The first feature film from geek god Guillermo Del Toro is a dozy. In the 1500s, an inventor creates a mechanical device which allows people to live forever. Fast forward to the present day and an antiques dealer (Federico Luppi) discovers the machine among some old ruins, and soon learns of its power. He also discovers a corrupt businessman who will stop at nothing to obtain its secret. While not as baroque as his future offerings, Del Toro does a great job of redefining the vampire myth.
Forget the recent remake. It was decent, but not definitive. With a gaggle of glorious gory practical F/X set-pieces (including werewolf transformations and a melting man), this Dracula deconstruction tries to rewrite the rulebook while creating a solid mid-’80s creepshow. Director Tom Holland succeeds partly because of casting (including a terrific turn by Chris Sarandon as the suave monster), but also because of his desire to fill the screen with buckets of horror show sluice. This film is the very definition of a “bloody” good time.
The only film to appear twice on this list (in both its foreign original and American remake versions), and with good reason. The whole Twilight-ing of the neckbiter had turned horror fans off of the subject totally. This brilliant Swedish film rectified the scare situation, at least temporarily, by offering up the allegorical tale of a bullied boy and his undead “protector.” Of the two versions, this is the less visceral, and even with all the blood and gore, it’s still heartbreaking… and terrifying.
Adaptations and remakes usually don’t work. They can’t capture the original without deflating what came before. In the case of Matt Reeves’ masterpiece of modern macabre, the Swedish film at number four was reconfigured in light of the American obsession with child endangerment and worship, resulting in a fascinating take on the whole bullied, latchkey kid dynamic. As emotionally strong as Let the Right One In, this is one of the rare instances when an update (slightly) surpasses its former motion picture foundation.

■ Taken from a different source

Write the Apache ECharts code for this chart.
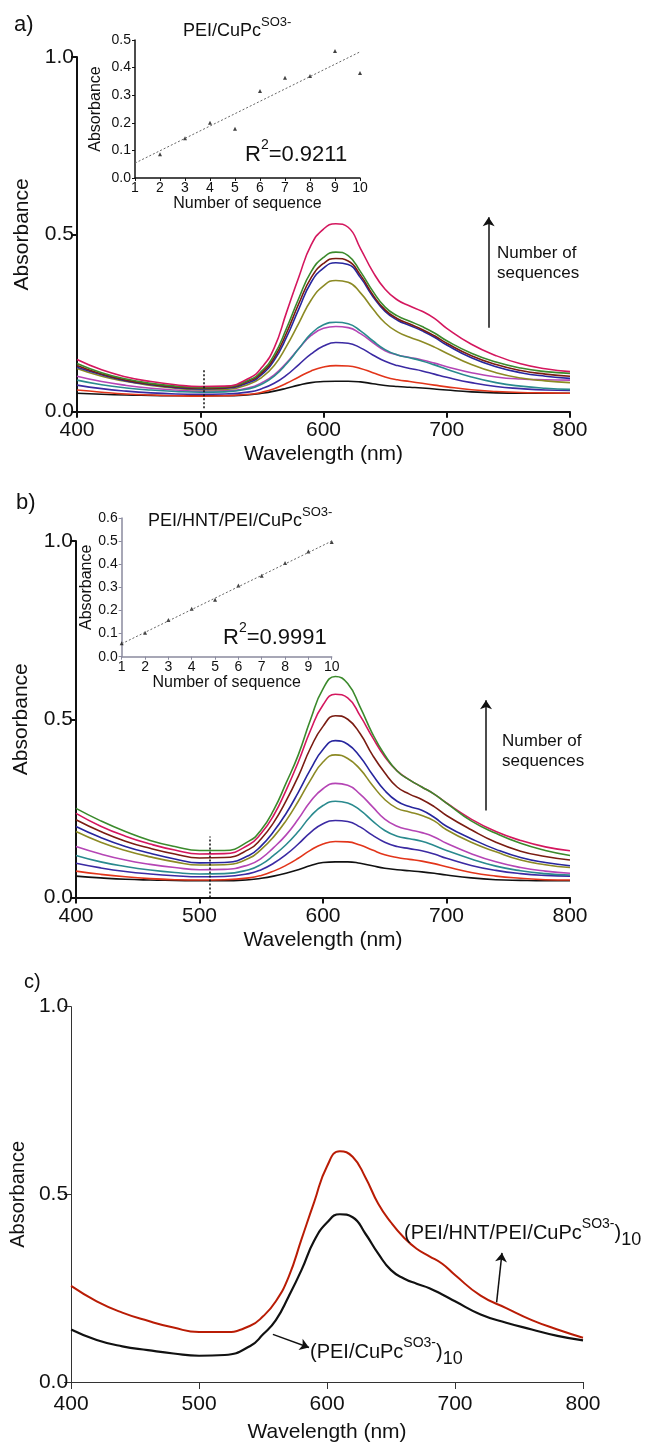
<!DOCTYPE html>
<html><head><meta charset="utf-8">
<script src="https://cdn.jsdelivr.net/npm/echarts@6/dist/echarts.min.js"></script>
<style>html,body{margin:0;padding:0;background:#fff}#c{width:653px;height:1444px}</style>
</head><body><div id="c"></div>
<script>
// ---- data ----
const wavelengths = [400,420,440,460,480,500,520,540,550,560,570,580,590,600,610,620,630,640,650,660,670,680,690,700,720,740,760,780,800];
// panel a spectra (PEI/CuPc) from bottom to top
const aBlack  = [0.052,0.049,0.047,0.046,0.045,0.045,0.045,0.048,0.052,0.058,0.066,0.075,0.082,0.085,0.086,0.086,0.084,0.079,0.074,0.071,0.069,0.067,0.064,0.061,0.056,0.053,0.052,0.052,0.052];
const aRed    = [0.061,0.055,0.050,0.047,0.045,0.044,0.045,0.049,0.055,0.065,0.080,0.098,0.115,0.126,0.130,0.129,0.122,0.110,0.098,0.090,0.085,0.080,0.075,0.070,0.062,0.057,0.054,0.053,0.052];
const aIndigo = [0.075,0.065,0.058,0.053,0.050,0.049,0.050,0.056,0.065,0.080,0.103,0.133,0.163,0.185,0.195,0.193,0.180,0.160,0.142,0.130,0.122,0.115,0.106,0.097,0.082,0.071,0.065,0.061,0.060];
const aMagenta= [0.100,0.085,0.074,0.066,0.061,0.058,0.059,0.068,0.082,0.104,0.138,0.178,0.215,0.235,0.240,0.237,0.220,0.195,0.172,0.160,0.153,0.146,0.137,0.127,0.110,0.098,0.092,0.090,0.089];
const aTeal   = [0.089,0.076,0.067,0.061,0.057,0.055,0.056,0.065,0.078,0.100,0.135,0.178,0.220,0.245,0.252,0.248,0.228,0.200,0.175,0.160,0.152,0.143,0.132,0.120,0.098,0.082,0.072,0.066,0.063];
const aOlive  = [0.122,0.100,0.085,0.074,0.066,0.062,0.063,0.078,0.097,0.130,0.185,0.250,0.315,0.355,0.370,0.365,0.335,0.290,0.250,0.225,0.210,0.197,0.182,0.165,0.133,0.110,0.095,0.087,0.082];
const aBlue   = [0.125,0.104,0.087,0.076,0.068,0.064,0.066,0.083,0.105,0.145,0.210,0.290,0.365,0.405,0.420,0.415,0.378,0.325,0.283,0.258,0.243,0.228,0.210,0.188,0.152,0.127,0.110,0.100,0.094];
const aMaroon = [0.130,0.106,0.089,0.078,0.070,0.066,0.068,0.087,0.110,0.152,0.222,0.305,0.378,0.418,0.432,0.425,0.385,0.330,0.287,0.262,0.247,0.232,0.214,0.193,0.158,0.133,0.116,0.106,0.100];
const aGreen  = [0.136,0.110,0.092,0.080,0.072,0.068,0.070,0.090,0.115,0.160,0.235,0.320,0.395,0.435,0.450,0.440,0.395,0.340,0.295,0.270,0.255,0.240,0.222,0.200,0.165,0.140,0.123,0.113,0.108];
const aCrimson= [0.147,0.118,0.098,0.085,0.076,0.071,0.072,0.095,0.125,0.180,0.280,0.380,0.470,0.515,0.530,0.520,0.460,0.395,0.345,0.315,0.298,0.283,0.263,0.235,0.190,0.158,0.135,0.121,0.113];
// panel b spectra (PEI/HNT/PEI/CuPc)
const bBlack  = [0.060,0.055,0.051,0.049,0.048,0.047,0.047,0.050,0.054,0.060,0.068,0.078,0.090,0.098,0.100,0.100,0.096,0.089,0.082,0.078,0.075,0.072,0.068,0.063,0.055,0.050,0.048,0.047,0.047];
const bRed    = [0.074,0.065,0.058,0.053,0.050,0.049,0.050,0.055,0.062,0.074,0.090,0.110,0.133,0.150,0.157,0.156,0.147,0.133,0.120,0.112,0.107,0.102,0.095,0.086,0.070,0.060,0.054,0.050,0.049];
const bIndigo = [0.096,0.083,0.073,0.066,0.061,0.058,0.059,0.067,0.078,0.096,0.120,0.150,0.183,0.207,0.216,0.213,0.198,0.175,0.155,0.143,0.137,0.131,0.122,0.110,0.090,0.076,0.067,0.062,0.060];
const bTeal   = [0.118,0.100,0.087,0.077,0.070,0.066,0.067,0.078,0.093,0.118,0.148,0.185,0.228,0.258,0.270,0.265,0.245,0.215,0.188,0.172,0.165,0.158,0.146,0.132,0.108,0.088,0.075,0.067,0.063];
const bMagenta= [0.143,0.122,0.105,0.093,0.084,0.078,0.079,0.092,0.110,0.140,0.175,0.220,0.270,0.305,0.320,0.315,0.290,0.255,0.220,0.200,0.190,0.182,0.170,0.152,0.123,0.100,0.084,0.074,0.068];
const bOlive  = [0.185,0.155,0.132,0.114,0.100,0.091,0.092,0.110,0.135,0.170,0.215,0.270,0.330,0.380,0.400,0.390,0.360,0.315,0.275,0.250,0.240,0.230,0.215,0.190,0.155,0.128,0.105,0.092,0.084];
const bBlue   = [0.199,0.168,0.143,0.124,0.108,0.097,0.098,0.118,0.145,0.185,0.235,0.295,0.360,0.415,0.440,0.430,0.395,0.345,0.300,0.270,0.255,0.245,0.225,0.200,0.165,0.135,0.112,0.098,0.089];
const bMaroon = [0.218,0.185,0.158,0.138,0.122,0.111,0.112,0.135,0.165,0.210,0.270,0.340,0.420,0.480,0.510,0.500,0.460,0.400,0.350,0.310,0.290,0.275,0.255,0.230,0.190,0.155,0.130,0.115,0.105];
const bCrimson= [0.236,0.200,0.172,0.150,0.133,0.122,0.123,0.148,0.180,0.230,0.300,0.380,0.470,0.540,0.570,0.560,0.510,0.450,0.395,0.355,0.330,0.310,0.290,0.265,0.220,0.185,0.160,0.142,0.131];
const bGreen  = [0.250,0.215,0.185,0.160,0.143,0.132,0.132,0.158,0.190,0.245,0.320,0.400,0.500,0.585,0.620,0.600,0.535,0.460,0.400,0.355,0.330,0.310,0.290,0.265,0.215,0.180,0.152,0.132,0.118];
// panel c
const cHNT    = [0.256,0.215,0.185,0.163,0.145,0.133,0.133,0.150,0.175,0.215,0.280,0.380,0.480,0.575,0.615,0.600,0.545,0.475,0.425,0.385,0.355,0.335,0.315,0.285,0.230,0.197,0.165,0.140,0.118];
const cPEI    = [0.140,0.112,0.095,0.085,0.076,0.070,0.072,0.096,0.127,0.165,0.228,0.298,0.377,0.425,0.447,0.439,0.395,0.342,0.298,0.276,0.262,0.250,0.233,0.215,0.180,0.158,0.140,0.123,0.111];
// insets
const insetAX = [2,3,4,5,6,7,8,9,10];
const insetAY = [0.086,0.144,0.200,0.178,0.315,0.363,0.370,0.460,0.380];
const insetAFit = [[1,0.054],[10,0.457]];
const insetBX = [1,2,3,4,5,6,7,8,9,10];
const insetBY = [0.058,0.104,0.159,0.207,0.246,0.308,0.350,0.405,0.455,0.496];
const insetBFit = [[1,0.056],[10,0.500]];

// ---- chart ----
const FONT = '"Liberation Sans", Arial, sans-serif';
const chart = echarts.init(document.getElementById('c'), null, {renderer:'canvas'});
const pair = arr => wavelengths.map((w,i)=>[w,arr[i]]);

function mainX(gi, thin){
  return {gridIndex:gi, type:'value', min:400, max:800, interval:100,
    name:'Wavelength (nm)', nameLocation:'middle', nameGap: thin?40:32,
    nameTextStyle:{fontSize:21, color:'#111', fontFamily:FONT},
    axisLine:{lineStyle:{color:thin?'#333':'#111', width:thin?1:2}},
    axisTick:{length:thin?7:6, lineStyle:{color:thin?'#333':'#111', width:thin?1:2}},
    axisLabel:{fontSize:21, color:'#111', fontFamily:FONT, margin:thin?12:8},
    splitLine:{show:false}};
}
function mainY(gi, thin){
  return {gridIndex:gi, type:'value', min:0, max:1, interval:0.5,
    name:'Absorbance', nameLocation:'middle', nameGap: thin?42:44, nameRotate:90,
    nameTextStyle:{fontSize:thin?20:21, color:'#111', fontFamily:FONT},
    axisLine:{show:true, lineStyle:{color:thin?'#333':'#111', width:thin?1:2}},
    axisTick:{show:true, length:thin?7:6, lineStyle:{color:thin?'#333':'#111', width:thin?1:2}},
    axisLabel:{fontSize:21, color:'#111', fontFamily:FONT, margin:3, formatter:v=>v.toFixed(1)},
    splitLine:{show:false}};
}
function insetX(gi, col){
  return {gridIndex:gi, type:'value', min:1, max:10, interval:1,
    name:'Number of sequence', nameLocation:'middle', nameGap:16,
    nameTextStyle:{fontSize:16, color:'#111', fontFamily:FONT},
    axisLine:{lineStyle:{color:col, width:1.5}},
    axisTick:{length:3, lineStyle:{color:col}},
    axisLabel:{fontSize:14, color:'#111', fontFamily:FONT, margin:3},
    splitLine:{show:false}};
}
function insetY(gi, col, max, gap){
  return {gridIndex:gi, type:'value', min:0, max:max, interval:0.1,
    name:'Absorbance', nameLocation:'middle', nameGap:gap, nameRotate:90,
    nameTextStyle:{fontSize:16, color:'#111', fontFamily:FONT},
    axisLine:{show:true, lineStyle:{color:col, width:1.5}},
    axisTick:{show:true, length:3, lineStyle:{color:col}},
    axisLabel:{fontSize:14, color:'#111', fontFamily:FONT, margin:4, formatter:v=>v.toFixed(1)},
    splitLine:{show:false}};
}

function spec(gi, data, color, w, extra){
  return Object.assign({type:'line', xAxisIndex:gi, yAxisIndex:gi, data:pair(data),
    showSymbol:false, symbol:'none', smooth:0.5,
    lineStyle:{color:color, width:w||1.6}, itemStyle:{color:color}, silent:true, z:3}, extra||{});
}
function arrowLine(p1, p2){
  return {silent:true, symbol:['none','arrow'], symbolSize:9, label:{show:false},
    lineStyle:{color:'#111', width:1.5, type:'solid'}, itemStyle:{color:'#111'}, animation:false,
    emphasis:{disabled:true},
    data:[[{coord:p1},{coord:p2}]]};
}
function dottedLine(p1, p2){
  return {silent:true, symbol:['none','none'], label:{show:false},
    lineStyle:{color:'#111', width:1.5, type:[2,2]}, animation:false,
    emphasis:{disabled:true},
    data:[[{coord:p1},{coord:p2}]]};
}

const cols = {black:'#111111', red:'#e2351a', indigo:'#3b2aa3', magenta:'#b545b5', teal:'#2a8a8e',
  olive:'#8c8a24', blue:'#27269e', maroon:'#7a1c12', green:'#3b8a2c', crimson:'#d4175e'};

const series = [
  spec(0,aBlack,cols.black,1.6,{markLine:dottedLine([503,0.01],[503,0.117])}),
  spec(0,aRed,cols.red), spec(0,aIndigo,cols.indigo), spec(0,aMagenta,cols.magenta), spec(0,aTeal,cols.teal),
  spec(0,aOlive,cols.olive), spec(0,aBlue,cols.blue), spec(0,aMaroon,cols.maroon), spec(0,aGreen,cols.green),
  spec(0,aCrimson,cols.crimson,1.6,{markLine:arrowLine([734,0.237],[734,0.548])}),
  {type:'line', xAxisIndex:1, yAxisIndex:1, data:insetAFit, showSymbol:false, symbol:'none',
    lineStyle:{color:'#666', width:1, type:[2,2]}, silent:true},
  {type:'scatter', xAxisIndex:1, yAxisIndex:1, data:insetAX.map((x,i)=>[x,insetAY[i]]), symbol:'triangle', symbolSize:4,
    itemStyle:{color:'#111'}, silent:true},
  spec(2,bBlack,cols.black,1.6,{markLine:dottedLine([508,0.0],[508,0.171])}),
  spec(2,bRed,cols.red), spec(2,bIndigo,cols.indigo), spec(2,bTeal,cols.teal), spec(2,bMagenta,cols.magenta),
  spec(2,bOlive,cols.olive), spec(2,bBlue,cols.blue), spec(2,bMaroon,cols.maroon), spec(2,bCrimson,cols.crimson),
  spec(2,bGreen,cols.green,1.6,{markLine:arrowLine([732,0.244],[732,0.553])}),
  {type:'line', xAxisIndex:3, yAxisIndex:3, data:insetBFit, showSymbol:false, symbol:'none',
    lineStyle:{color:'#666', width:1, type:[2,2]}, silent:true},
  {type:'scatter', xAxisIndex:3, yAxisIndex:3, data:insetBX.map((x,i)=>[x,insetBY[i]]), symbol:'triangle', symbolSize:4,
    itemStyle:{color:'#111'}, silent:true},
  spec(4,cPEI,'#111111',2.2,{markLine:arrowLine([557.7,0.127],[585.9,0.092])}),
  spec(4,cHNT,'#b91c05',2.0,{markLine:arrowLine([732.5,0.212],[736.7,0.344])})
];

const supRich = (m, s) => ({m:{fontSize:m, fontFamily:FONT, color:'#111', lineHeight:m+12},
  sup:{fontSize:s, fontFamily:FONT, color:'#111', verticalAlign:'top', lineHeight:s+2},
  sub:{fontSize:m-2, fontFamily:FONT, color:'#111', verticalAlign:'bottom', lineHeight:m-2}});
function txt(x, y, text, size, rich){
  const st = {text:text, fontSize:size, fontFamily:FONT, fill:'#111', align:'left', verticalAlign:'middle'};
  if (rich) st.rich = rich;
  return {type:'text', x:x, y:y, z:10, silent:true, style:st};
}

const option = {
  animation:false,
  backgroundColor:'#fff',
  grid:[
    {left:77, top:57, width:493, height:354.7},
    {left:135, top:40, width:225, height:138},
    {left:76, top:541, width:494, height:356.5},
    {left:121.7, top:518, width:210, height:138.7},
    {left:68, top:1006.7, width:515, height:380}
  ],
  xAxis:[mainX(0,false), insetX(1,'#111'), mainX(2,false), insetX(3,'#8a8a9e'), mainX(4,true)],
  yAxis:[mainY(0,false), insetY(1,'#111',0.5,31), mainY(2,false), insetY(3,'#8a8a9e',0.6,25), mainY(4,true)],
  series:series,
  graphic:[
    txt(14, 25, 'a)', 22),
    txt(16, 503, 'b)', 22),
    txt(24, 982, 'c)', 20),
    txt(183, 31, '{m|PEI/CuPc}{sup|SO3-}', 18, supRich(18,13)),
    txt(245, 155, '{m|R}{sup|2}{m|=0.9211}', 22, supRich(22,14)),
    txt(148, 521, '{m|PEI/HNT/PEI/CuPc}{sup|SO3-}', 18, supRich(18,13)),
    txt(223, 638, '{m|R}{sup|2}{m|=0.9991}', 22, supRich(22,14)),
    txt(497, 253, 'Number of', 17), txt(497, 273, 'sequences', 17),
    txt(502, 741, 'Number of', 17), txt(502, 761, 'sequences', 17),
    txt(404, 1233, '{m|(PEI/HNT/PEI/CuPc}{sup|SO3-}{m|)}{sub|10}', 20, supRich(20,14)),
    txt(310, 1352, '{m|(PEI/CuPc}{sup|SO3-}{m|)}{sub|10}', 20, supRich(20,14))
  ]
};
chart.setOption(option);
</script></body></html>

To this day, this silent masterwork remains hard to explain, and twice as difficult to shake. F. W. Murnau’s use of shadow and light creates a positively terrifying atmosphere, but it’s his casting, especially Max Schreck in the lead, that cements the film’s specialness. Like Lon Chaney in the fright films he made, this former stage actor transformed himself into something inhuman for the role. His ratlike visage and extended fingers have become the basis for many a modern vampire’s look. Of course, the original does it much, much better.
Before she won an Oscar for The Hurt Locker, Kathryn Bigelow was a genre director who dabbled in sci-fi and action before making a huge contribution to the scary movie cannon with this incredible film. Visceral, violent, brutal, and wildly inventive, we get Lance Henricksen leading a family of vampires across a blood-spattered and body-strewn New West. When his “daughter” decides she wants a male companion, their “family” unit is fractured. Often referred to as a “revisionist Western,” it’s also one of the creepshow category’s very best.